Can a local intervention for quality improvement for AF and hypertension work better than QOF? A controlled before-after study
Problem
Evidence in favour of using financial rewards to bring about quality improvement in primary care is generally inconsistent, often short-lived, and comes from data with unreliable control comparisons. The biggest and best-known reward scheme is QOF, which has proved unpopular with surgeries, and has some negative effects on care. East Lancashire CCG has run a local quality framework for general practice since 2016/7 designed to improve standards and diagnosis in AF and hypertension, for a fixed amount per head of population, rather than the sliding remuneration scale used by QOF. Participating surgeries appointed surgery leads for AF and hypertension, produced their own protocols, and attended quarterly workshops where they reflected with peer groups on protocols and data. The first year’s data presented at last year’s conference showed a significant increase in recorded prevalence of AF and optimal anticoagulation management but no significant benefit in hypertension measures. We have analysed the second year’s data to see whether they showed the same effects.
Approach
This study used published QOF data to compare those surgeries taking part in the intervention (n=57) to controls in the rest of England (n=7243).
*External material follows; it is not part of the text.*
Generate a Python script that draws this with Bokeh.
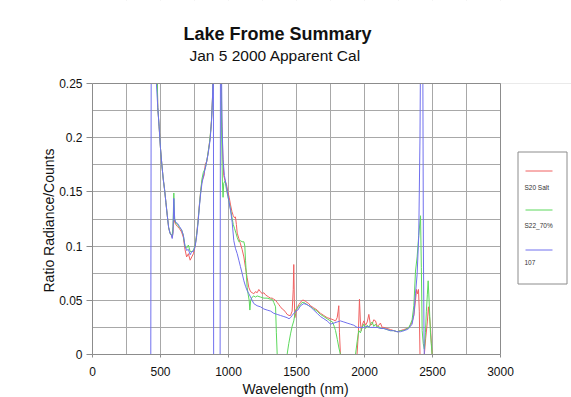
from bokeh.plotting import figure
from bokeh.models import FixedTicker, ColumnDataSource, Title
from bokeh.embed import file_html
from bokeh.resources import INLINE
from bokeh.core.properties import value

# ---------------- data ----------------
chart_title = "Lake Frome Summary"
chart_subtitle = "Jan 5 2000 Apparent Cal"
x_label = "Wavelength (nm)"
y_label = "Ratio Radiance/Counts"
series_names = ["S20 Salt", "S22_70%", "107"]
series_colors = ["#f06060", "#5cd85c", "#7070ee"]

x_ticks = [0, 500, 1000, 1500, 2000, 2500, 3000]
x_minor = [250, 750, 1250, 1750, 2250, 2750]
y_ticks = [0, 0.05, 0.1, 0.15, 0.2, 0.25]
y_tick_labels = ["0", "0.05", "0.1", "0.15", "0.2", "0.25"]
y_minor = [0.025, 0.075, 0.125, 0.175, 0.225]

s20_wl = [470, 480, 490, 500, 510, 520, 530, 540, 550, 560, 570, 580, 586, 592, 598, 604, 612, 625, 640, 655,
          668, 680, 692, 705, 718, 730, 742, 755, 765, 775, 785, 795, 805, 820, 830, 840, 850, 865, 875, 882,
          887, 895, 915, 935, 945, 950, 958, 965, 975, 985, 995, 1005, 1015, 1025, 1035, 1045, 1051, 1058, 1064,
          1076, 1088, 1100, 1113, 1125, 1137, 1149, 1162, 1174, 1186, 1198, 1211, 1223, 1235, 1248, 1260, 1272,
          1284, 1296, 1309, 1321, 1333, 1346, 1358, 1370, 1382, 1395, 1407, 1420, 1431, 1445, 1456, 1468, 1476,
          1480, 1484, 1488, 1495, 1505, 1517, 1529, 1541, 1554, 1566, 1578, 1590, 1603, 1627, 1652, 1676, 1701,
          1725, 1750, 1770, 1787, 1799, 1806, 1811, 1816, 1823, 1945, 1955, 1963, 1970, 1976, 1986, 1995, 2008,
          2020, 2032, 2044, 2056, 2068, 2081, 2093, 2105, 2117, 2130, 2142, 2166, 2191, 2215, 2240, 2264, 2289,
          2313, 2326, 2338, 2350, 2363, 2375, 2383, 2390, 2397, 2403, 2408, 2440, 2450, 2462, 2470, 2478, 2485,
          2492, 2497]
s20_val = [0.3, 0.228, 0.21, 0.19, 0.175, 0.162, 0.152, 0.14, 0.128, 0.117, 0.112, 0.11, 0.108, 0.113, 0.13,
           0.122, 0.12, 0.118, 0.116, 0.113, 0.108, 0.097, 0.09, 0.093, 0.087, 0.09, 0.093, 0.1, 0.11, 0.122,
           0.137, 0.15, 0.16, 0.165, 0.176, 0.178, 0.186, 0.2, 0.216, 0.236, 0.26, 0.3, 0.3, 0.3, 0.27, 0.22,
           0.185, 0.165, 0.16, 0.157, 0.15, 0.145, 0.138, 0.132, 0.128, 0.126, 0.127, 0.12, 0.112, 0.107, 0.102,
           0.097, 0.09, 0.08, 0.071, 0.062, 0.058, 0.057, 0.056, 0.058, 0.057, 0.06, 0.058, 0.056, 0.057, 0.055,
           0.054, 0.053, 0.052, 0.052, 0.051, 0.05, 0.048, 0.046, 0.044, 0.042, 0.041, 0.039, 0.037, 0.036,
           0.036, 0.04, 0.06, 0.083, 0.05, 0.034, 0.038, 0.043, 0.046, 0.048, 0.05, 0.05, 0.049, 0.048, 0.047,
           0.045, 0.043, 0.041, 0.038, 0.036, 0.034, 0.033, 0.032, 0.031, 0.034, 0.04, 0.045, 0.02, 0.0, 0.0,
           0.02, 0.051, 0.03, 0.022, 0.028, 0.031, 0.027, 0.03, 0.037, 0.027, 0.028, 0.032, 0.031, 0.026, 0.027,
           0.029, 0.025, 0.025, 0.024, 0.023, 0.022, 0.021, 0.022, 0.023, 0.024, 0.025, 0.027, 0.03, 0.036, 0.05,
           0.06, 0.056, 0.06, 0.04, 0.0, 0.0, 0.015, 0.03, 0.044, 0.035, 0.025, 0.01, 0.0]

s22_wl = [470, 480, 490, 500, 510, 520, 530, 540, 550, 560, 570, 580, 586, 592, 598, 604, 612, 625, 640, 655,
          668, 680, 692, 705, 718, 730, 742, 755, 765, 775, 785, 795, 805, 815, 830, 845, 860, 872, 880, 887,
          895, 915, 935, 945, 950, 955, 960, 965, 975, 985, 995, 1005, 1015, 1025, 1035, 1045, 1055, 1064, 1076,
          1088, 1100, 1113, 1120, 1125, 1137, 1145, 1152, 1157, 1163, 1174, 1186, 1198, 1211, 1235, 1260, 1284,
          1309, 1321, 1333, 1346, 1352, 1358, 1431, 1443, 1456, 1468, 1480, 1493, 1505, 1517, 1529, 1541, 1554,
          1578, 1603, 1627, 1652, 1676, 1701, 1725, 1750, 1765, 1777, 1787, 1800, 1812, 1823, 1934, 1946, 1958,
          1970, 1983, 1995, 2008, 2020, 2032, 2044, 2056, 2068, 2081, 2093, 2105, 2117, 2142, 2166, 2191, 2215,
          2240, 2264, 2289, 2313, 2326, 2338, 2350, 2363, 2375, 2387, 2399, 2412, 2418, 2424, 2432, 2440, 2448,
          2455, 2462, 2468, 2475, 2485, 2492, 2497]
s22_val = [0.3, 0.228, 0.21, 0.19, 0.175, 0.162, 0.152, 0.14, 0.128, 0.117, 0.112, 0.11, 0.11, 0.118, 0.149,
           0.125, 0.121, 0.12, 0.117, 0.115, 0.11, 0.1, 0.098, 0.101, 0.095, 0.095, 0.096, 0.101, 0.11, 0.121,
           0.136, 0.15, 0.162, 0.168, 0.172, 0.182, 0.195, 0.21, 0.228, 0.255, 0.3, 0.3, 0.3, 0.26, 0.2, 0.16,
           0.145, 0.158, 0.16, 0.152, 0.146, 0.14, 0.134, 0.127, 0.12, 0.116, 0.112, 0.108, 0.104, 0.105, 0.104,
           0.104, 0.1, 0.087, 0.062, 0.055, 0.05, 0.041, 0.05, 0.053, 0.054, 0.053, 0.054, 0.053, 0.052, 0.052,
           0.051, 0.051, 0.048, 0.044, 0.02, 0.0, 0.0, 0.01, 0.019, 0.026, 0.031, 0.041, 0.043, 0.044, 0.046,
           0.048, 0.048, 0.046, 0.044, 0.042, 0.04, 0.037, 0.035, 0.033, 0.031, 0.03, 0.026, 0.022, 0.014, 0.006,
           0.0, 0.0, 0.012, 0.022, 0.02, 0.025, 0.028, 0.024, 0.027, 0.025, 0.028, 0.03, 0.026, 0.028, 0.025,
           0.026, 0.024, 0.024, 0.023, 0.022, 0.022, 0.021, 0.022, 0.022, 0.024, 0.025, 0.028, 0.032, 0.045,
           0.077, 0.09, 0.11, 0.128, 0.08, 0.022, 0.01, 0.005, 0.02, 0.04, 0.055, 0.068, 0.05, 0.02, 0.008, 0.0]

s107_wl = [428, 432, 460, 470, 480, 490, 500, 510, 520, 530, 540, 550, 560, 570, 580, 586, 592, 598, 604, 612,
           625, 640, 655, 668, 680, 692, 705, 718, 730, 742, 755, 765, 775, 785, 795, 805, 820, 835, 850, 865,
           875, 882, 887, 889, 891, 938, 941, 947, 953, 960, 970, 985, 1002, 1015, 1027, 1039, 1051, 1064, 1076,
           1088, 1100, 1113, 1125, 1137, 1150, 1162, 1174, 1186, 1210, 1235, 1260, 1284, 1310, 1333, 1358, 1382,
           1407, 1431, 1445, 1456, 1468, 1480, 1495, 1510, 1530, 1554, 1578, 1603, 1627, 1652, 1676, 1701, 1725,
           1750, 1775, 1799, 1823, 1848, 1872, 1897, 1921, 1946, 1970, 1995, 2020, 2044, 2068, 2093, 2117, 2142,
           2166, 2191, 2215, 2240, 2264, 2289, 2313, 2326, 2338, 2350, 2363, 2375, 2387, 2399, 2408, 2413, 2428,
           2433, 2438, 2443]
s107_val = [-0.05, 0.3, 0.3, 0.25, 0.228, 0.21, 0.19, 0.175, 0.162, 0.152, 0.14, 0.128, 0.117, 0.112, 0.11,
            0.107, 0.112, 0.144, 0.125, 0.122, 0.121, 0.118, 0.115, 0.11, 0.1, 0.096, 0.097, 0.092, 0.095, 0.095,
            0.1, 0.108, 0.12, 0.135, 0.148, 0.158, 0.167, 0.175, 0.185, 0.198, 0.215, 0.235, 0.26, 0.3, -0.05,
            -0.05, 0.3, 0.28, 0.21, 0.18, 0.165, 0.155, 0.142, 0.133, 0.122, 0.105, 0.098, 0.093, 0.087, 0.081,
            0.075, 0.068, 0.063, 0.059, 0.056, 0.053, 0.05, 0.047, 0.045, 0.044, 0.042, 0.041, 0.04, 0.038, 0.037,
            0.036, 0.035, 0.034, 0.033, 0.034, 0.036, 0.038, 0.04, 0.041, 0.045, 0.047, 0.046, 0.044, 0.041,
            0.038, 0.035, 0.033, 0.031, 0.028, 0.029, 0.03, 0.031, 0.03, 0.029, 0.028, 0.027, 0.025, 0.025, 0.025,
            0.026, 0.025, 0.025, 0.025, 0.024, 0.024, 0.023, 0.022, 0.022, 0.021, 0.021, 0.022, 0.023, 0.024,
            0.026, 0.028, 0.037, 0.056, 0.074, 0.11, 0.2, 0.3, 0.3, 0.1, 0.01, -0.02]

series_wl = [s20_wl, s22_wl, s107_wl]
series_val = [s20_val, s22_val, s107_val]

# ---------------- layout constants (pixels) ----------------
W, H = 571, 397
AREA_L, AREA_R, AREA_T, AREA_B = 92, 500, 83, 354     # plot area box
X_MAX, Y_MAX = 3000, 0.25                              # axis extents inside the box

FONT = "Liberation Sans"
GRID = "#a8a8a8"
FRAME = "#8c8c8c"
INK = "#111111"


def dx(px):
    """canvas x pixel -> wavelength units"""
    return (px - AREA_L) * X_MAX / (AREA_R - AREA_L)


def dy(py):
    """canvas y pixel -> ratio units"""
    return (AREA_B - py) * Y_MAX / (AREA_B - AREA_T)


# the frame reaches the top and right canvas edges so titles and legend can live inside it
p = figure(width=W, height=H, x_range=(0, dx(W)), y_range=(0, dy(0)),
           output_backend="svg", toolbar_location=None,
           min_border_left=AREA_L, min_border_right=0, min_border_top=0,
           min_border_bottom=H - AREA_B,
           background_fill_color="white", border_fill_color="white")
p.title.text = ""
p.outline_line_color = None

p.xaxis.ticker = FixedTicker(ticks=x_ticks, minor_ticks=x_minor)
p.yaxis.ticker = FixedTicker(ticks=y_ticks, minor_ticks=y_minor)
p.yaxis.major_label_overrides = {t: s for t, s in zip(y_ticks, y_tick_labels)}
p.xaxis.bounds = (0, X_MAX)
p.yaxis.bounds = (0, Y_MAX)

for ax in (p.xaxis, p.yaxis):
    ax.axis_line_color = FRAME
    ax.major_tick_line_color = FRAME
    ax.minor_tick_line_color = None
    ax.major_tick_in = 0
    ax.major_label_text_font = FONT
    ax.major_label_text_font_size = "12px"
    ax.major_label_text_color = INK
    ax.axis_label = None

p.xaxis.major_tick_out = 3
p.xaxis.major_label_standoff = 8
p.yaxis.major_tick_out = 6
p.yaxis.major_label_standoff = 4

# axis titles, anchored at their start so they sit centred on the plot box
p.add_layout(Title(text=y_label, align="left", offset=AREA_B - 292, standoff=0,
                   text_font=FONT, text_font_size="14px", text_font_style="normal",
                   text_color=INK), "left")
p.add_layout(Title(text=x_label, align="left", offset=242 - AREA_L, standoff=0,
                   text_font=FONT, text_font_size="14px", text_font_style="normal",
                   text_color=INK), "below")

for g in (p.xgrid, p.ygrid):
    g.grid_line_color = GRID
    g.minor_grid_line_color = GRID
    g.grid_line_width = 1
    g.minor_grid_line_width = 1

# spectra
for wl, val, col in zip(series_wl, series_val, series_colors):
    p.line(wl, val, line_color=col, line_width=1.0)

# white cover outside the plot box (hides off-scale excursions and grid overflow)
p.quad(left=[0, X_MAX], right=[dx(W) + 50, dx(W) + 50], bottom=[Y_MAX, 0], top=[dy(0) + 0.05, Y_MAX],
       fill_color="white", line_color=None)
# plot box
p.quad(left=[0], right=[X_MAX], bottom=[0], top=[Y_MAX], fill_color=None, line_color=FRAME, line_width=1)

# titles
p.text(x=[dx(183)], y=[dy(33.3)], text=[chart_title], text_font=value(FONT), text_font_size="18px",
       text_font_style="bold", text_color=INK, text_baseline="alphabetic", text_align="left")
p.text(x=[dx(189)], y=[dy(55)], text=[chart_subtitle], text_font=value(FONT), text_font_size="15.5px",
       text_color=INK, text_baseline="alphabetic", text_align="left")

# legend box with a sample line above each name
p.quad(left=[dx(517.5)], right=[dx(566.5)], bottom=[dy(283.5)], top=[dy(151.5)], fill_color="white",
       line_color=FRAME, line_width=1)
line_py = [170.5, 209.5, 249.5]
text_py = [187, 225, 262]
for col, ly in zip(series_colors, line_py):
    p.line([dx(525), dx(552)], [dy(ly), dy(ly)], line_color=col, line_width=1.0)
src = ColumnDataSource(dict(x=[dx(524)] * 3, y=[dy(t) for t in text_py], t=series_names))
p.text(x="x", y="y", text="t", source=src, text_font=value(FONT), text_font_size="6.5px",
       text_color="#333333", text_baseline="middle", text_align="left")

open("out.html", "w").write(file_html(p, INLINE))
It adopted a controlled before-after approach, which looked at the primary outcome measures of change in mean recorded prevalence of AF and hypertension at surgery level after 24 months, compared to before the intervention. Secondary measures looked at additional outcomes as indicators of quality of management.
Findings
In primary outcome measures, independent T tests showed a significant benefit for the intervention group in the mean increase in recorded hypertension prevalence (0.59%) compared to the controls (0.20%), p=0.004, although the mean increase in AF prevalence (0.26%) compared to controls (0.20%) was non-significant, p=0.168. There was a significant increase in patients ≥45 years having an up-to-date BP in the past 5 years in the intervention group (0.55%) compared to controls (0.23%), p=0.002. The mean increase in percentage of patients with optimal anticoagulation management (previous/current CHA2DS2-VASc≥2 and anticoagulated, or CHA2DS2-VASc<2 in past 12 months), was significantly more in the intervention group (9.58%) than in controls (5.99%), p<0.001.
Consequences
There have been ideas in recent times about what alternatives or accompaniments to QOF might best improve outcomes for patients. This study demonstrates how a funded quality framework designed to meet local needs, can engage local primary care providers and improve patient outcome measures, without the need for financial incentives for hitting specific targets. Potentially, it offers an alternative, more successful method for funding quality improvement within existing services. However, similar to findings of some earlier quality-improvement schemes that demonstrated only short-lived benefits, there are suggestions that long-term benefits can be difficult to maintain, as the significant increase in recorded AF prevalence seen after 12 months was not continued by 24 months.